Nein, nur Katholiken dürften und ich hatte nun nicht nur selber sitzenzubleiben, nein, ich musste auch aufpassen, dass nur unsere fünf Katholiken zur Hostie schritten. Wie ein Polizist passte ich auf und hakte in meinem Kopf jeden ab, der sich Richtung Austeilung erhob: Benjamin. Frank. Ruben. Marco. Tim. Finn. (Finn? Finn? – Ich stellte ihn nach dem Gottesdienst sofort zur Rede, aber der Gute entpuppte sich als unser sechster Katholik, alles in Ordnung.)

Was ich sehr schön fand, war, dass in der proppenvollen Kirche auch noch Platz für zwei schräge Vögel war, die man bei uns sicher des Raumes verwiesen hätte. Aber bei 300 Gläubigen stören natürlich zwei Unikümmer weniger als bei 30. Die Frau mit dem wüsten Blick lief die ganze Zeit herum, brabbelte, beschimpfte immer wieder andere Leute und unterbrach auch einmal laut den Pfarrer. Und der Mann in der ersten Reihe verliess immer wieder den Platz und kam nach fünf Minuten wieder – er ging rauchen, was man an seiner unglaublich stinkenden Nikotinwolke merken konnte.

In Xaxim mussten wir uns beim Konzert am Karfreitag um das im Chorraum liegende Kruzifix gruppieren. Dieses Kreuz war nun nicht so ein minikleines wie bei uns, sondern richtig gross und richtig schwer, 4 Meter lang und 3 Meter breit und 2 Zentner schwer. Nun muss man wissen, dass am Karfreitag das Kreuz in die Kirche getragen und enthüllt wird. Bei uns schaffen das der Priester und zwei Ministranten, aber bei solch einem Teil? Wahrscheinlich – wir waren nicht dabei – haben mindestens sechs Messdiener das Kreuz geschleppt (plus Priester und Diakon), aber an Messdienern, an Ministranten hat Brasilien nun eben auch keinen Mangel.
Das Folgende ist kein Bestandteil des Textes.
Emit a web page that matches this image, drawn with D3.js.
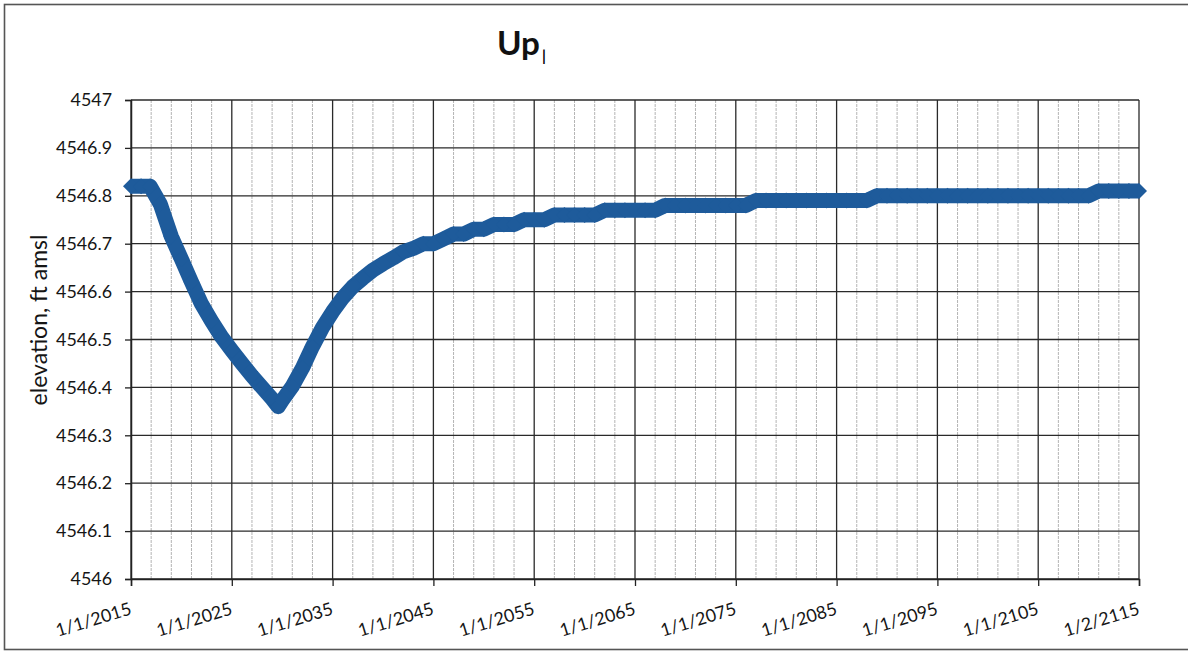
<!DOCTYPE html>
<html>
<head>
<meta charset="utf-8">
<script src="https://cdn.jsdelivr.net/npm/d3@7"></script>
<style>
  html, body { margin: 0; padding: 0; background: #fff; }
  svg { display: block; }
</style>
</head>
<body>
<svg id="chart" width="1188" height="654"></svg>
<script>
// ---- data ----
const title = "Up";
const yAxisTitle = "elevation, ft amsl";

const years = [
  2015, 2016, 2016.9, 2017.9, 2019, 2020, 2021, 2022, 2023, 2024,
  2025, 2026, 2027, 2028, 2029, 2029.6, 2030, 2031, 2032, 2033,
  2034, 2035, 2036, 2037, 2038, 2039, 2040, 2041, 2042, 2043,
  2044, 2045, 2046, 2047, 2048, 2049, 2050, 2051, 2052, 2053,
  2054, 2055, 2056, 2057, 2058, 2059, 2060, 2061, 2062, 2063,
  2064, 2065, 2066, 2067, 2068, 2069, 2070, 2071, 2072, 2073,
  2074, 2075, 2076, 2077, 2078, 2079, 2080, 2081, 2082, 2083,
  2084, 2085, 2086, 2087, 2088, 2089, 2090, 2091, 2092, 2093,
  2094, 2095, 2096, 2097, 2098, 2099, 2100, 2101, 2102, 2103,
  2104, 2105, 2106, 2107, 2108, 2109, 2110, 2111, 2112, 2113,
  2114, 2115
];
const elevation = [
  4546.82, 4546.82, 4546.82, 4546.783, 4546.715, 4546.668, 4546.62, 4546.574, 4546.538, 4546.505,
  4546.477, 4546.45, 4546.424, 4546.40, 4546.376, 4546.36, 4546.373, 4546.402, 4546.44, 4546.485,
  4546.525, 4546.558, 4546.587, 4546.61, 4546.628, 4546.645, 4546.658, 4546.67, 4546.683, 4546.69,
  4546.70, 4546.70, 4546.71, 4546.72, 4546.72, 4546.73, 4546.73, 4546.74, 4546.74, 4546.74,
  4546.75, 4546.75, 4546.75, 4546.76, 4546.76, 4546.76, 4546.76, 4546.76, 4546.77, 4546.77,
  4546.77, 4546.77, 4546.77, 4546.77, 4546.78, 4546.78, 4546.78, 4546.78, 4546.78, 4546.78,
  4546.78, 4546.78, 4546.78, 4546.79, 4546.79, 4546.79, 4546.79, 4546.79, 4546.79, 4546.79,
  4546.79, 4546.79, 4546.79, 4546.79, 4546.79, 4546.80, 4546.80, 4546.80, 4546.80, 4546.80,
  4546.80, 4546.80, 4546.80, 4546.80, 4546.80, 4546.80, 4546.80, 4546.80, 4546.80, 4546.80,
  4546.80, 4546.80, 4546.80, 4546.80, 4546.80, 4546.80, 4546.80, 4546.81, 4546.81, 4546.81,
  4546.81, 4546.81
];

const xTickYears = [2015, 2025, 2035, 2045, 2055, 2065, 2075, 2085, 2095, 2105, 2115];
const xTickLabels = ["1/1/2015", "1/1/2025", "1/1/2035", "1/1/2045", "1/1/2055", "1/1/2065",
                     "1/1/2075", "1/1/2085", "1/1/2095", "1/1/2105", "1/2/2115"];
const xMinorYears = [2017, 2019, 2021, 2023, 2027, 2029, 2031, 2033, 2037, 2039, 2041, 2043,
                     2047, 2049, 2051, 2053, 2057, 2059, 2061, 2063, 2067, 2069, 2071, 2073,
                     2077, 2079, 2081, 2083, 2087, 2089, 2091, 2093, 2097, 2099, 2101, 2103,
                     2107, 2109, 2111, 2113];
const yTickValues = [4546, 4546.1, 4546.2, 4546.3, 4546.4, 4546.5, 4546.6, 4546.7, 4546.8, 4546.9, 4547];
const yTickLabels = ["4546", "4546.1", "4546.2", "4546.3", "4546.4", "4546.5", "4546.6",
                     "4546.7", "4546.8", "4546.9", "4547"];

// ---- layout ----
const plot = { left: 131, right: 1139, top: 100, bottom: 579 };
const FONT = "Lato, 'Open Sans', 'DejaVu Sans', sans-serif";
const BLUE = "#1e5b9b";

const svg = d3.select("#chart");

// size a font so that a sample string has a given width in px
function fitSize(sample, targetWidth, weight) {
  const probe = svg.append("text")
    .attr("font-family", FONT).attr("font-size", 100)
    .attr("font-weight", weight || "normal").text(sample);
  const w = probe.node().getComputedTextLength();
  probe.remove();
  return 100 * targetWidth / w;
}
const yTickSize = Math.min(21, fitSize("4546.8", 56));
const xTickSize = Math.min(22, fitSize("1/1/2015", 78));
const yTitleSize = Math.min(23, fitSize(yAxisTitle, 176));
const titleSize = Math.min(34, fitSize(title, 43, "bold"));

const x = d3.scaleLinear().domain([2015, 2115]).range([plot.left, plot.right]);
const y = d3.scaleLinear().domain([4546, 4547]).range([plot.bottom, plot.top]);

// outer frame (scanned page border)
svg.append("rect")
  .attr("x", 4.5).attr("y", 4.5)
  .attr("width", 1200).attr("height", 645)
  .attr("fill", "none").attr("stroke", "#555").attr("stroke-width", 1.6);

// minor vertical gridlines
svg.append("g").selectAll("line").data(xMinorYears).join("line")
  .attr("x1", d => x(d)).attr("x2", d => x(d))
  .attr("y1", plot.top).attr("y2", plot.bottom)
  .attr("stroke", "#b4b4b4").attr("stroke-width", 1)
  .attr("stroke-dasharray", "3,1");

// major vertical gridlines
svg.append("g").selectAll("line").data(xTickYears).join("line")
  .attr("x1", d => x(d)).attr("x2", d => x(d))
  .attr("y1", plot.top).attr("y2", plot.bottom)
  .attr("stroke", "#2a2a2a").attr("stroke-width", 1.3);

// horizontal gridlines
svg.append("g").selectAll("line").data(yTickValues).join("line")
  .attr("x1", plot.left).attr("x2", plot.right)
  .attr("y1", d => y(d)).attr("y2", d => y(d))
  .attr("stroke", "#2a2a2a").attr("stroke-width", 1.3);

// y axis
const yAxis = d3.axisLeft(y).tickValues(yTickValues)
  .tickFormat((d, i) => yTickLabels[i]).tickSize(6).tickPadding(13);
const gy = svg.append("g").attr("transform", `translate(${plot.left},0)`).call(yAxis);
gy.select(".domain").attr("stroke", "#222").attr("stroke-width", 1.5);
gy.selectAll(".tick line").attr("stroke", "#222").attr("stroke-width", 1.3);
gy.selectAll(".tick text").attr("font-family", FONT).attr("font-size", yTickSize).attr("fill", "#151515");

// x axis
const xAxis = d3.axisBottom(x).tickValues(xTickYears)
  .tickFormat((d, i) => xTickLabels[i]).tickSize(7);
const gx = svg.append("g").attr("transform", `translate(0,${plot.bottom})`).call(xAxis);
gx.select(".domain").attr("stroke", "#222").attr("stroke-width", 1.5);
gx.selectAll(".tick line").attr("stroke", "#222").attr("stroke-width", 1.3);
gx.selectAll(".tick text")
  .attr("font-family", FONT).attr("font-size", xTickSize).attr("fill", "#151515")
  .attr("text-anchor", "end")
  .attr("y", 0).attr("dy", 0)
  .attr("transform", "translate(1,35) rotate(-17)");

// series: thick line + diamond markers
const pts = years.map((yr, i) => [yr, elevation[i]]);
const line = d3.line().x(d => x(d[0])).y(d => y(d[1]));
svg.append("path")
  .attr("d", line(pts))
  .attr("fill", "none").attr("stroke", BLUE)
  .attr("stroke-width", 15).attr("stroke-linejoin", "round").attr("stroke-linecap", "butt");

const r = 8;
svg.append("g").selectAll("path").data(pts).join("path")
  .attr("d", d => {
    const cx = x(d[0]), cy = y(d[1]);
    return `M${cx - r},${cy}L${cx},${cy - r}L${cx + r},${cy}L${cx},${cy + r}Z`;
  })
  .attr("fill", BLUE);

// title
const t = svg.append("text")
  .attr("x", 497).attr("y", 55)
  .attr("font-family", FONT).attr("fill", "#111");
t.append("tspan").attr("font-weight", "bold").attr("font-size", titleSize).text(title);
t.append("tspan").attr("font-size", 15).attr("font-weight", "bold").attr("fill", "#000")
  .attr("dx", 2).attr("dy", 6).text("|");

// y axis title
svg.append("text")
  .attr("transform", `translate(47,320) rotate(-90)`)
  .attr("text-anchor", "middle")
  .attr("font-family", FONT).attr("font-size", yTitleSize).attr("fill", "#151515")
  .text(yAxisTitle);
</script>
</body>
</html>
Am Abend in Xaxim passierte nun das Unerwartete: Wir waren noch privat eingeladen, es gab Caipirinhas (für mich einen alkoholfreien), man legte eine CD mit Samba (!) auf und einige fingen an zu tanzen (!), auch jener Mann, der mir die scharfe Kontrolle meiner Jungs ans Herz legte. Sie alle werden jetzt wahrscheinlich in die Hölle kommen.
Oder auch nicht.

Ich hatte Ihnen noch verschwiegen, dass ich dem Heiligen Antonius etwas für das Charching meines Handys versprochen hatte. Der gute Mann ist – wie ich herausgefunden habe – auch für technische Dinge zuständig. Ob dieser Tatsache schüttelten meine Reisebegleiter meistens den Kopf. (Wobei die Antoniuskassen eine gute Sache sind, sie leisten soziale Hilfe auf ganz niederschwelligem Niveau.) Wer mich verstand, waren die Brasilianer.